Is energy fuelling Canada's export engine?

Written by Stephen Poloz

How is Canada doing on the trade front? The common perception is that exporters are struggling, mainly due to the strong Canadian dollar, and that the lone exception is the energy sector.

Now that the numbers are in for all of 2005, we can look at the year’s performance objectively. And the numbers suggest that there is a fair bit of good news in Canada’s export sector.

Consider that merchandise exports rose by 5.7% in 2005. This is less than might have been hoped — given that the global economy grew at a pace in excess of 4%, something closer to 8% export growth would have been a reasonable forecast. But the Canadian dollar is now about 30% higher than its low point in 2002, and this was bound to have a negative impact in some sectors. What is surprising, perhaps, is how little impact the appreciation has had on export growth.

Nor does the figure of 5.7% tell the whole tale. Overall, Canada’s exports have momentum heading into 2006. December 2005 export levels were nearly 16% higher than December 2004. Even so, many would simply note that export growth has been mostly about energy, because of high oil and gas prices. Indeed, something like 80% of the year’s growth came from this source. But looking beneath this, and correcting for price fluctuations, reveals an entirely different story.

After adjusting for price increases, it turns out that exporters saw growth of 3.6% in 2005, a respectable number. And, virtually none of this growth was due to increased shipments of energy. In fact, 80% of the growth in export shipments came from machinery and equipment and the auto sector. This is very surprising in light of the dollar’s big increase.

In fact, export volume weakness was concentrated in wheat, alcoholic beverages, pulp and paper, organic chemicals, fertilizers and certain consumer goods. In contrast, there was considerable growth in export volumes of metals and ores (7.4%), industrial machinery (5.1%), aircraft and parts (9.6%), ground transportation equipment (8.0%), televisions and telecommunications equipment (16.9%), office equipment (16.5%) and autos and parts (3.7%).
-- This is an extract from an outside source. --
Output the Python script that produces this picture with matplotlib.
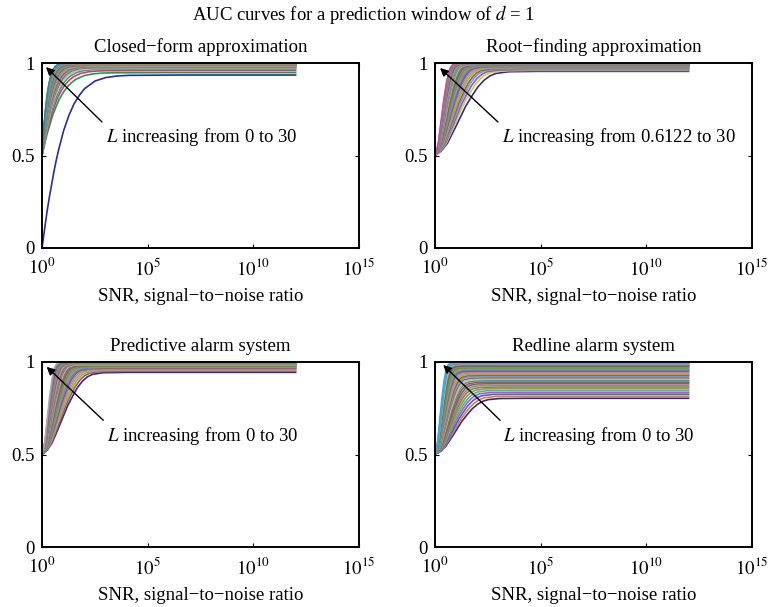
import numpy as np
import matplotlib
matplotlib.use("Agg")
import matplotlib.pyplot as plt

plt.rcParams['font.family'] = ['Liberation Serif', 'DejaVu Serif']
plt.rcParams['mathtext.fontset'] = 'stix'
FS = 13.5

# ---------------- data ----------------
L_values = list(range(0, 31))
L_values_root = [0.6122] + list(range(1, 31))

snr_log10_max = 12.0  # curves end at SNR = 1e12

# normalised rise profiles (fraction of rise vs scaled log10 SNR)
concave_u = [0, 0.1, 0.2, 0.3, 0.4, 0.5, 0.625, 0.75, 0.875, 1.0, 1.25, 1.5, 1.75,
             2.0, 2.5, 3.0, 3.5, 4.0, 6.0]
concave_f = [0, 0.09, 0.18, 0.26, 0.33, 0.40, 0.48, 0.55, 0.61, 0.67, 0.76, 0.83, 0.88,
             0.92, 0.965, 0.985, 0.994, 0.998, 1.0]
sigmoid_u = [0, 0.25, 0.5, 0.75, 1.0, 1.25, 1.5, 1.75, 2.0, 2.25, 2.5, 3.0, 4.0, 6.0]
sigmoid_f = [0, 0.05, 0.14, 0.28, 0.43, 0.58, 0.70, 0.81, 0.89, 0.945, 0.975, 0.995, 1.0, 1.0]

closed_start = [0.0] + [0.5] * 30
closed_plateau = [0.935, 0.948, 0.959, 0.966, 0.971, 0.975, 0.978, 0.981, 0.983, 0.985,
                  0.987, 0.988, 0.989, 0.990, 0.991, 0.992, 0.993, 0.994, 0.995, 0.995,
                  0.996, 0.996, 0.997, 0.997, 0.998, 0.998, 0.998, 0.999, 0.999, 0.999, 1.0]
closed_scale = [1.0, 0.80, 0.72, 0.66, 0.61, 0.57, 0.54, 0.51, 0.48, 0.46, 0.44, 0.42,
                0.40, 0.39, 0.37, 0.36, 0.35, 0.34, 0.33, 0.32, 0.31, 0.30, 0.295, 0.29,
                0.285, 0.28, 0.275, 0.27, 0.265, 0.26, 0.25]

root_start = [0.5] * 31
root_plateau = [0.955, 0.960, 0.964, 0.968, 0.971, 0.974, 0.977, 0.979, 0.981, 0.983,
                0.985, 0.986, 0.988, 0.989, 0.990, 0.991, 0.992, 0.993, 0.994, 0.994,
                0.995, 0.996, 0.996, 0.997, 0.997, 0.998, 0.998, 0.999, 0.999, 0.999, 1.0]
root_scale = [1.15, 1.05, 0.98, 0.92, 0.87, 0.82, 0.78, 0.74, 0.71, 0.68, 0.65, 0.62,
              0.60, 0.58, 0.56, 0.54, 0.52, 0.50, 0.48, 0.47, 0.45, 0.44, 0.42, 0.41,
              0.40, 0.38, 0.37, 0.36, 0.35, 0.33, 0.32]

pred_start = [0.5] * 31
pred_plateau = [0.944, 0.950, 0.955, 0.959, 0.963, 0.966, 0.969, 0.972, 0.975, 0.977,
                0.979, 0.981, 0.983, 0.985, 0.986, 0.988, 0.989, 0.990, 0.991, 0.992,
                0.993, 0.994, 0.995, 0.996, 0.996, 0.997, 0.998, 0.998, 0.999, 0.999, 1.0]
pred_scale = [0.95, 0.89, 0.84, 0.80, 0.76, 0.72, 0.69, 0.66, 0.63, 0.60, 0.58, 0.56,
              0.54, 0.52, 0.50, 0.48, 0.46, 0.45, 0.43, 0.42, 0.40, 0.39, 0.38, 0.36,
              0.35, 0.34, 0.33, 0.31, 0.30, 0.29, 0.27]

red_start = [0.5] * 31
red_plateau = [0.804, 0.815, 0.826, 0.836, 0.846, 0.856, 0.865, 0.874, 0.883, 0.891,
               0.899, 0.907, 0.914, 0.921, 0.928, 0.934, 0.940, 0.946, 0.951, 0.956,
               0.961, 0.966, 0.970, 0.974, 0.978, 0.982, 0.985, 0.988, 0.991, 0.994, 0.998]
red_scale = [1.0, 0.94, 0.89, 0.84, 0.80, 0.76, 0.72, 0.69, 0.66, 0.63, 0.60, 0.58,
             0.55, 0.53, 0.51, 0.49, 0.47, 0.45, 0.43, 0.42, 0.40, 0.38, 0.37, 0.35,
             0.34, 0.32, 0.31, 0.30, 0.28, 0.27, 0.25]

palette = ['#18a048', '#e0307a', '#2aa0a0', '#d8c840', '#8a60b0', '#60a8e0', '#c04848',
           '#78c050', '#a0a0a0', '#e08030', '#4868c0', '#c050c0', '#30c0a8', '#b08850',
           '#609a30', '#e060a0']

titles = ['Closed\u2212form approximation', 'Root\u2212finding approximation',
          'Predictive alarm system', 'Redline alarm system']
annot_texts = ['$L$ increasing from 0 to 30', '$L$ increasing from 0.6122 to 30',
               '$L$ increasing from 0 to 30', '$L$ increasing from 0 to 30']
xlabel = 'SNR, signal\u2212to\u2212noise ratio'
suptitle = 'AUC curves for a prediction window of $d$ = 1'
xtick_vals = [1e0, 1e5, 1e10, 1e15]
xtick_labels = ['$10^{0}$', '$10^{5}$', '$10^{10}$', '$10^{15}$']
ytick_vals = [0, 0.5, 1]
ytick_labels = ['0', '0.5', '1']

panels = [
    (closed_start, closed_plateau, closed_scale, 'concave', '#2e8b8b'),
    (root_start, root_plateau, root_scale, 'sigmoid', '#c050b0'),
    (pred_start, pred_plateau, pred_scale, 'sigmoid', '#c09aa8'),
    (red_start, red_plateau, red_scale, 'sigmoid', '#20b0e0'),
]
# arrow head (log10 snr, auc), arrow tail, text anchor
arrows = [
    ((0.19, 0.978), (2.84, 0.681), (3.03, 0.60)),
    ((0.24, 0.973), (2.98, 0.681), (3.17, 0.60)),
    ((0.22, 0.974), (2.90, 0.685), (3.06, 0.60)),
    ((0.39, 0.984), (3.08, 0.685), (3.22, 0.60)),
]

# ---------------- figure ----------------
fig = plt.figure(figsize=(7.68, 6.07), dpi=100)
W, H = 768, 607
boxes = [(42, 63), (435, 63), (42, 362), (435, 362)]
aw, ah = 317, 185

logs = np.linspace(0, snr_log10_max, 1200)
snr = 10 ** logs

for i, ((x0, y0), (st, pl, sc, shape, topcol)) in enumerate(zip(boxes, panels)):
    ax = fig.add_axes([x0 / W, 1 - (y0 + ah) / H, aw / W, ah / H])
    pu, pf = (concave_u, concave_f) if shape == 'concave' else (sigmoid_u, sigmoid_f)
    n = len(pl)
    for k in range(n):
        f = np.interp(logs / sc[k], pu, pf)
        y = st[k] + (pl[k] - st[k]) * f
        if k == 0:
            c = '#2b2b9c'
        elif k == n - 1:
            c = topcol
        else:
            c = palette[(k - 1 + 3 * i) % len(palette)]
        ax.plot(snr, y, color=c, lw=1.2)
    ax.set_xscale('log')
    ax.set_xlim(1, 1e15)
    ax.set_ylim(0, 1)
    ax.set_xticks(xtick_vals)
    ax.set_xticklabels(xtick_labels)
    ax.minorticks_off()
    ax.set_yticks(ytick_vals)
    ax.set_yticklabels(ytick_labels)
    ax.tick_params(direction='in', length=3, width=0.8, labelsize=FS,
                   top=True, right=True)
    ax.tick_params(axis='x', pad=7)
    ax.tick_params(axis='y', pad=5)
    for s in ax.spines.values():
        s.set_linewidth(1.4)
    ax.set_title(titles[i], fontsize=FS, pad=8)
    ax.set_xlabel(xlabel, fontsize=FS, labelpad=7)
    (hx, hy), (tx, ty), (txx, txy) = arrows[i]
    ax.annotate('', xy=(10 ** hx, hy), xytext=(10 ** tx, ty),
                arrowprops=dict(arrowstyle='-|>', color='k', lw=1.0,
                                mutation_scale=12, shrinkA=0, shrinkB=0))
    ax.text(10 ** txx, txy, annot_texts[i], fontsize=FS, ha='left', va='center')

fig.text(364 / W, 1 - 14 / H, suptitle, fontsize=FS, ha='center', va='center')
fig.savefig('out.png', dpi=100)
This resilience in some manufacturing sectors suggests that many are finding ways to cope with a strong currency, not to mention high prices for metals and various forms of energy. One piece of evidence is that companies are investing heavily, taking advantage of the strong dollar to import all sorts of new equipment at low prices. After adjusting for price effects, the trade figures show that machinery and equipment imports rose by 15.2% in 2005, a number that rivals that posted during the run-up to Y2K. There are big numbers for mining and drilling equipment (36.7%), of course, but also for office machinery (24.0%) and other industrial equipment (11.5%). We cannot expect all sectors to respond at the same pace, but these numbers augur well for the future.

The bottom line? Clearly, there is more to Canada’s recent export performance than just energy shipments. The resilience and flexibility being demonstrated by other sectors in response to the strong Canadian dollar is very encouraging. Expect these trends to continue in 2006.

February 16, 2006

The views expressed here are those of the author, and not necessarily of Export Development Canada.